-- START OF ENTRIES --

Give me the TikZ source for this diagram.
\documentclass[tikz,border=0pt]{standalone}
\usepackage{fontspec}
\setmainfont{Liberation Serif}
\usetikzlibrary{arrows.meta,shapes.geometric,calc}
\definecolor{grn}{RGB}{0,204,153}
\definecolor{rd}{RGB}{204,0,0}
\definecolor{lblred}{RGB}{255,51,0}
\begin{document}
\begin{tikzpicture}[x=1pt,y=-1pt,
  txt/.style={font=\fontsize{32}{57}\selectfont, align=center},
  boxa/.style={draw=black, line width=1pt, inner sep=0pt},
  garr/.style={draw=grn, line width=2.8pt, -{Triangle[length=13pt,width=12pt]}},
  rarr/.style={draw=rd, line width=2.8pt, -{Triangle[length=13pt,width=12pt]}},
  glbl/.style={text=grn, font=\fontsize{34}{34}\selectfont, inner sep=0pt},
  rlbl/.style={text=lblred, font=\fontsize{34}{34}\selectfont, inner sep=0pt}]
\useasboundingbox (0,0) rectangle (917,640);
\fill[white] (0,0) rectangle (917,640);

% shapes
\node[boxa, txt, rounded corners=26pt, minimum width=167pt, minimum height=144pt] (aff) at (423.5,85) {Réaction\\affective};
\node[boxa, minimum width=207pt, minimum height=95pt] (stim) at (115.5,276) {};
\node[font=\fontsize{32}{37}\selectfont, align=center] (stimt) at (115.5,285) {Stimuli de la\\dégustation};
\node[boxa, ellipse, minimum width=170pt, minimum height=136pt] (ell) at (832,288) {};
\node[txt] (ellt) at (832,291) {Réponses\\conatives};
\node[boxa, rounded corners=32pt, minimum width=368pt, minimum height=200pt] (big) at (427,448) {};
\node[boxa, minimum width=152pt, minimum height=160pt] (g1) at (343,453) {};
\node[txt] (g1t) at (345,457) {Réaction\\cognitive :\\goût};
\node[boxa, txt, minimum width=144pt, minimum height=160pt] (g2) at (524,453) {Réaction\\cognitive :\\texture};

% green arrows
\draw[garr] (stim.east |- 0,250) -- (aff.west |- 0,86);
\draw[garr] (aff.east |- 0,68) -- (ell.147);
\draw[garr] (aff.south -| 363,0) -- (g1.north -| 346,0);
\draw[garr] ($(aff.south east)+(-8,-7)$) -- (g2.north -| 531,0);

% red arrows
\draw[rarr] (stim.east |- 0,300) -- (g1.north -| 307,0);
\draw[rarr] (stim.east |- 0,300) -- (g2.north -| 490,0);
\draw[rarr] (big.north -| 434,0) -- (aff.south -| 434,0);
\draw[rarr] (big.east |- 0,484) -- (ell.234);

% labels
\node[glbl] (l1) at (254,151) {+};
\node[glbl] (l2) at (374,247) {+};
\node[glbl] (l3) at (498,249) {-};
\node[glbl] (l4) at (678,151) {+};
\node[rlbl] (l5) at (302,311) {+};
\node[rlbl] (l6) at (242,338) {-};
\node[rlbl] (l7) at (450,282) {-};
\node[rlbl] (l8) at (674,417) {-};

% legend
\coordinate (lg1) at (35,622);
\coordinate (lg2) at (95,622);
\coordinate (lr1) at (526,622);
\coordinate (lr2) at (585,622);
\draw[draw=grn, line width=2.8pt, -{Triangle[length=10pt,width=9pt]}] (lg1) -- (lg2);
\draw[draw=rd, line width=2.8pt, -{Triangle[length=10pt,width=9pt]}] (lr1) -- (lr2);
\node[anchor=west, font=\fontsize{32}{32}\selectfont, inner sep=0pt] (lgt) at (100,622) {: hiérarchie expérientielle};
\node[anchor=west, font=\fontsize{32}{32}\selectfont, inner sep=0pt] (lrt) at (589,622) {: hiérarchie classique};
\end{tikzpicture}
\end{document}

-- END OF ENTRIES --
-- START OF ENTRIES --

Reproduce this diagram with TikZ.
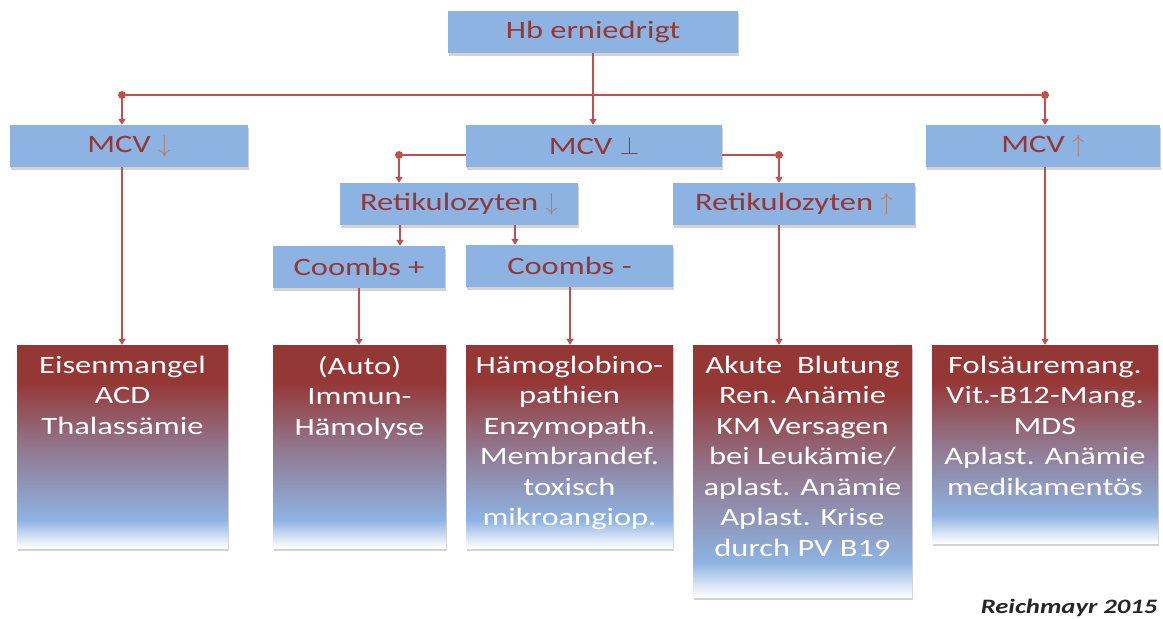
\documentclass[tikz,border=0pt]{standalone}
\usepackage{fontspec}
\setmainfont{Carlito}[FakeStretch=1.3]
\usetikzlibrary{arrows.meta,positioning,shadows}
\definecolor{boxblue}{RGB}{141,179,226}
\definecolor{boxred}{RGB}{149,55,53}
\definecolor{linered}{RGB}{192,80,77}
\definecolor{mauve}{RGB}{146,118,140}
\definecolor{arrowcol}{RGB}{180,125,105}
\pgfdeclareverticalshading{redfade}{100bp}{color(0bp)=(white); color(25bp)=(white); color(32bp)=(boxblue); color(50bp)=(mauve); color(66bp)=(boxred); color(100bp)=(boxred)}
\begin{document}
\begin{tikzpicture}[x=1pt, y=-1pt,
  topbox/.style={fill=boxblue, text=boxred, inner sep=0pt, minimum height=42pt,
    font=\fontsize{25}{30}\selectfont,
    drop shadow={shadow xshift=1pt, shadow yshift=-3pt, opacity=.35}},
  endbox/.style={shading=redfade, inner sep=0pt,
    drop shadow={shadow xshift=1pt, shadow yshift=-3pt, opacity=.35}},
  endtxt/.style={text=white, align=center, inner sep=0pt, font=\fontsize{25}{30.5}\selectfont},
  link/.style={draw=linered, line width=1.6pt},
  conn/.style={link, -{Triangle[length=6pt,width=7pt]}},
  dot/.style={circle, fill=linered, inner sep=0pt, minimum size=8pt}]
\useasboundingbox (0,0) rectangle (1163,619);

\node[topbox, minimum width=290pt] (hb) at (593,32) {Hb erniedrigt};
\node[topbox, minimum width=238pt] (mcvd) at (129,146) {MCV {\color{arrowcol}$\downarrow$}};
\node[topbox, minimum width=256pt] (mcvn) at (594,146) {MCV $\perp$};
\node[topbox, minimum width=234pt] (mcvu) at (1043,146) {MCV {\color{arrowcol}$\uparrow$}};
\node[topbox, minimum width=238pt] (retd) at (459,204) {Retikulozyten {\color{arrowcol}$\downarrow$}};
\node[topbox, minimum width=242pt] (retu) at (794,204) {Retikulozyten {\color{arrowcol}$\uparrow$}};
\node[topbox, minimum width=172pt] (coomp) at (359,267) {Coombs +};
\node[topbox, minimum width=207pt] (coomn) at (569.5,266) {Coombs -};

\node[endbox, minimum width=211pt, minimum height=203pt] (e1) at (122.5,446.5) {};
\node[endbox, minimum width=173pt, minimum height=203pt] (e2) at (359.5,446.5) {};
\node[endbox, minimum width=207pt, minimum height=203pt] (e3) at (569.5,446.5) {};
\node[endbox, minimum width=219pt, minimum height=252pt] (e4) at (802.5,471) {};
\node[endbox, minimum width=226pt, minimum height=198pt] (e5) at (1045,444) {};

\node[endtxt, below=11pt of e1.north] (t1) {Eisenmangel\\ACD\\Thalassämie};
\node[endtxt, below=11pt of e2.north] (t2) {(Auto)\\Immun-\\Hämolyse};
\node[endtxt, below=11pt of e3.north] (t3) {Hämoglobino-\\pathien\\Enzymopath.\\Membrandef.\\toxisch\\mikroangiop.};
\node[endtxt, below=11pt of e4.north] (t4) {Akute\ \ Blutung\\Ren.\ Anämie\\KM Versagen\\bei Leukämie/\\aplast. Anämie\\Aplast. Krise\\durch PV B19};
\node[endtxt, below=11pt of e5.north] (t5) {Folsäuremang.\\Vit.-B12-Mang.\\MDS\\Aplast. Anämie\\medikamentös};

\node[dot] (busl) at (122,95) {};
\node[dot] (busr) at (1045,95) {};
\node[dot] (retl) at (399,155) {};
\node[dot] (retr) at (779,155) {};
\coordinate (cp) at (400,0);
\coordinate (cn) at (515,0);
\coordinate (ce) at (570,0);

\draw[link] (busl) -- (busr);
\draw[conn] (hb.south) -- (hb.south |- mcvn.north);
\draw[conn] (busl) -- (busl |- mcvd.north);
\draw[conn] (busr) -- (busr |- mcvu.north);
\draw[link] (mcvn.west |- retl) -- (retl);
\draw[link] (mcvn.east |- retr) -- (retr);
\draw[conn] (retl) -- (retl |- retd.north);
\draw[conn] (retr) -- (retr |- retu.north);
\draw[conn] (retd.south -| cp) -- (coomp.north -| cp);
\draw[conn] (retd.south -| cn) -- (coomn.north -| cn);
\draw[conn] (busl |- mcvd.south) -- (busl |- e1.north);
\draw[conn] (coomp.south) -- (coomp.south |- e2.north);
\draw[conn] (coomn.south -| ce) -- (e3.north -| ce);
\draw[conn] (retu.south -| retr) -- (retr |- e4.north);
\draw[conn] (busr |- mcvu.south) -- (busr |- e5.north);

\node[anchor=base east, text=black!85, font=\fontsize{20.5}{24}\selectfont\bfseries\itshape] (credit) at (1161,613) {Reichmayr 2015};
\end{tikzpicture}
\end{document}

-- END OF ENTRIES --

- **PROBLEM TO SOLVE**: Please quote only the span of lines whose first line contains "Reproduce this diagram with TikZ." and whose last line contains "(0,0) rectangle (1163,619);", leaving every picture out.

- **EXERCISE SOLUTION**:
Reproduce this diagram with TikZ.
\documentclass[tikz,border=0pt]{standalone}
\usepackage{fontspec}
\setmainfont{Carlito}[FakeStretch=1.3]
\usetikzlibrary{arrows.meta,positioning,shadows}
\definecolor{boxblue}{RGB}{141,179,226}
\definecolor{boxred}{RGB}{149,55,53}
\definecolor{linered}{RGB}{192,80,77}
\definecolor{mauve}{RGB}{146,118,140}
\definecolor{arrowcol}{RGB}{180,125,105}
\pgfdeclareverticalshading{redfade}{100bp}{color(0bp)=(white); color(25bp)=(white); color(32bp)=(boxblue); color(50bp)=(mauve); color(66bp)=(boxred); color(100bp)=(boxred)}
\begin{document}
\begin{tikzpicture}[x=1pt, y=-1pt,
  topbox/.style={fill=boxblue, text=boxred, inner sep=0pt, minimum height=42pt,
    font=\fontsize{25}{30}\selectfont,
    drop shadow={shadow xshift=1pt, shadow yshift=-3pt, opacity=.35}},
  endbox/.style={shading=redfade, inner sep=0pt,
    drop shadow={shadow xshift=1pt, shadow yshift=-3pt, opacity=.35}},
  endtxt/.style={text=white, align=center, inner sep=0pt, font=\fontsize{25}{30.5}\selectfont},
  link/.style={draw=linered, line width=1.6pt},
  conn/.style={link, -{Triangle[length=6pt,width=7pt]}},
  dot/.style={circle, fill=linered, inner sep=0pt, minimum size=8pt}]
\useasboundingbox (0,0) rectangle (1163,619);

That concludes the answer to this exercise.